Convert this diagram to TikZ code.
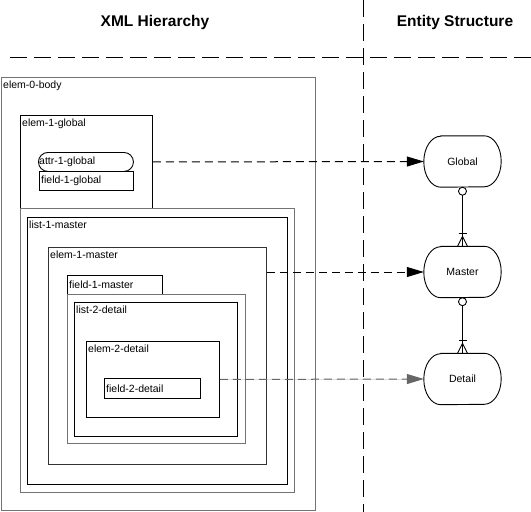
\documentclass[tikz,border=0pt]{standalone}
\usepackage{fontspec}
\setmainfont{Liberation Sans}
\usetikzlibrary{arrows.meta,calc}
\newcommand\drawentity[1]{%
  \draw[line width=0.9pt] ($(#1.north west)+(17pt,0pt)$) -- ($(#1.north east)+(-17pt,0pt)$)
    arc[start angle=90,end angle=-90,x radius=17pt,y radius=25.5pt]
    -- ($(#1.south west)+(17pt,0pt)$)
    arc[start angle=270,end angle=90,x radius=17pt,y radius=25.5pt] -- cycle;}
\begin{document}
\begin{tikzpicture}[x=1pt,y=-1pt,
  box/.style={draw=black, line width=0.9pt, inner sep=0pt, anchor=north west},
  gbox/.style={draw=black!55, line width=1.3pt, inner sep=0pt, anchor=north west},
  lbl/.style={anchor=north west, inner xsep=2pt, inner ysep=4pt, font=\fontsize{10.5}{12}\selectfont},
  ftxt/.style={anchor=west, inner xsep=2pt, inner ysep=0pt, font=\fontsize{10.5}{12}\selectfont},
  entity/.style={minimum width=77pt, minimum height=51pt, inner sep=0pt, font=\fontsize{10.5}{12}\selectfont},
  title/.style={font=\bfseries\fontsize{15.5}{18}\selectfont},
  sep/.style={line width=0.9pt, dash pattern=on 17pt off 7pt},
  map/.style={line width=1pt, dash pattern=on 8pt off 5pt, -{Triangle[length=17pt,width=10pt]}},
  er/.style={line width=0.9pt}
]
\useasboundingbox (0,0) rectangle (531,512);

% titles
\node[title] (t1) at (155,22) {XML Hierarchy};
\node[title] (t2) at (455,22) {Entity Structure};

% separators
\coordinate (hL) at (10,57);
\coordinate (hR) at (531,57);
\coordinate (vT) at (363,0);
\coordinate (vB) at (363,512);
\draw[sep] (hL) -- (hR);
\draw[sep] (vT) -- (vB);

% XML boxes
\node[gbox, minimum width=314pt, minimum height=433pt] (body) at (1,77) {};
\node[lbl] (bodyl) at (body.north west) {elem-0-body};

\node[box, minimum width=132pt, minimum height=93pt] (eg) at (20,115) {};
\node[lbl] (egl) at (eg.north west) {elem-1-global};
\node[box, rounded corners=9.5pt, minimum width=95pt, minimum height=19pt] (attr) at (38,152) {};
\node[ftxt, inner xsep=1pt] (attrl) at (attr.west) {attr-1-global};
\node[box, minimum width=94pt, minimum height=19pt] (fg) at (39,171) {};
\node[ftxt] (fgl) at (fg.west) {field-1-global};

\node[gbox, minimum width=274pt, minimum height=284pt] (l1o) at (20,208) {};
\node[box, minimum width=260pt, minimum height=267pt] (l1) at (27,217) {};
\node[lbl] (l1l) at (l1.north west) {list-1-master};

\node[box, draw=black!80, minimum width=218pt, minimum height=217pt] (em) at (48,247) {};
\node[lbl] (eml) at (em.north west) {elem-1-master};
\node[box, minimum width=95pt, minimum height=19pt] (fm) at (67,275) {};
\node[ftxt] (fml) at (fm.west) {field-1-master};

\node[gbox, minimum width=178pt, minimum height=149pt] (l2o) at (67,294) {};
\node[box, minimum width=163pt, minimum height=134pt] (l2) at (74,302) {};
\node[lbl] (l2l) at (l2.north west) {list-2-detail};

\node[box, minimum width=133pt, minimum height=76pt] (ed) at (86,341) {};
\node[lbl] (edl) at (ed.north west) {elem-2-detail};
\node[box, minimum width=96pt, minimum height=20pt] (fd) at (104,378) {};
\node[ftxt] (fdl) at (fd.west) {field-2-detail};

% entities
\node[entity] (Global) at (462.5,161.5) {Global};
\node[entity] (Master) at (462.5,272) {Master};
\node[entity] (Detail) at (462.5,379) {Detail};
\drawentity{Global}
\drawentity{Master}
\drawentity{Detail}

% mapping arrows
\draw[map] (attr.east -| eg.east) -- (Global.west);
\draw[map] (em.east |- Master.west) -- (Master.west);
\draw[map, draw=black!60, fill=black] (ed.east) -- (Detail.west);

% ER relationships
\draw[er] ($(Global.south)+(0,8)$) -- (Master.north);
\draw[er] ($(Global.south)+(0,4)$) circle[radius=4];
\draw[er] ($(Master.north)+(-4,-13)$) -- ++(8,0);
\draw[er] ($(Master.north)+(-5,0)$) -- ($(Master.north)+(0,-10)$) -- ($(Master.north)+(5,0)$);

\draw[er] ($(Master.south)+(0,8)$) -- (Detail.north);
\draw[er] ($(Master.south)+(0,4)$) circle[radius=4];
\draw[er] ($(Detail.north)+(-4,-13)$) -- ++(8,0);
\draw[er] ($(Detail.north)+(-5,0)$) -- ($(Detail.north)+(0,-10)$) -- ($(Detail.north)+(5,0)$);
\end{tikzpicture}
\end{document}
□ □ □ □ □
*EXERCISE OBJECTIVE*
From the top of the listing above, repeat each line exactly until you reach the line containing "(bodyl) at (body.north", and repeat that one too. Leave the pictures out.

*RESPONSE*
Convert this diagram to TikZ code.
\documentclass[tikz,border=0pt]{standalone}
\usepackage{fontspec}
\setmainfont{Liberation Sans}
\usetikzlibrary{arrows.meta,calc}
\newcommand\drawentity[1]{%
  \draw[line width=0.9pt] ($(#1.north west)+(17pt,0pt)$) -- ($(#1.north east)+(-17pt,0pt)$)
    arc[start angle=90,end angle=-90,x radius=17pt,y radius=25.5pt]
    -- ($(#1.south west)+(17pt,0pt)$)
    arc[start angle=270,end angle=90,x radius=17pt,y radius=25.5pt] -- cycle;}
\begin{document}
\begin{tikzpicture}[x=1pt,y=-1pt,
  box/.style={draw=black, line width=0.9pt, inner sep=0pt, anchor=north west},
  gbox/.style={draw=black!55, line width=1.3pt, inner sep=0pt, anchor=north west},
  lbl/.style={anchor=north west, inner xsep=2pt, inner ysep=4pt, font=\fontsize{10.5}{12}\selectfont},
  ftxt/.style={anchor=west, inner xsep=2pt, inner ysep=0pt, font=\fontsize{10.5}{12}\selectfont},
  entity/.style={minimum width=77pt, minimum height=51pt, inner sep=0pt, font=\fontsize{10.5}{12}\selectfont},
  title/.style={font=\bfseries\fontsize{15.5}{18}\selectfont},
  sep/.style={line width=0.9pt, dash pattern=on 17pt off 7pt},
  map/.style={line width=1pt, dash pattern=on 8pt off 5pt, -{Triangle[length=17pt,width=10pt]}},
  er/.style={line width=0.9pt}
]
\useasboundingbox (0,0) rectangle (531,512);

% titles
\node[title] (t1) at (155,22) {XML Hierarchy};
\node[title] (t2) at (455,22) {Entity Structure};

% separators
\coordinate (hL) at (10,57);
\coordinate (hR) at (531,57);
\coordinate (vT) at (363,0);
\coordinate (vB) at (363,512);
\draw[sep] (hL) -- (hR);
\draw[sep] (vT) -- (vB);

% XML boxes
\node[gbox, minimum width=314pt, minimum height=433pt] (body) at (1,77) {};
\node[lbl] (bodyl) at (body.north west) {elem-0-body};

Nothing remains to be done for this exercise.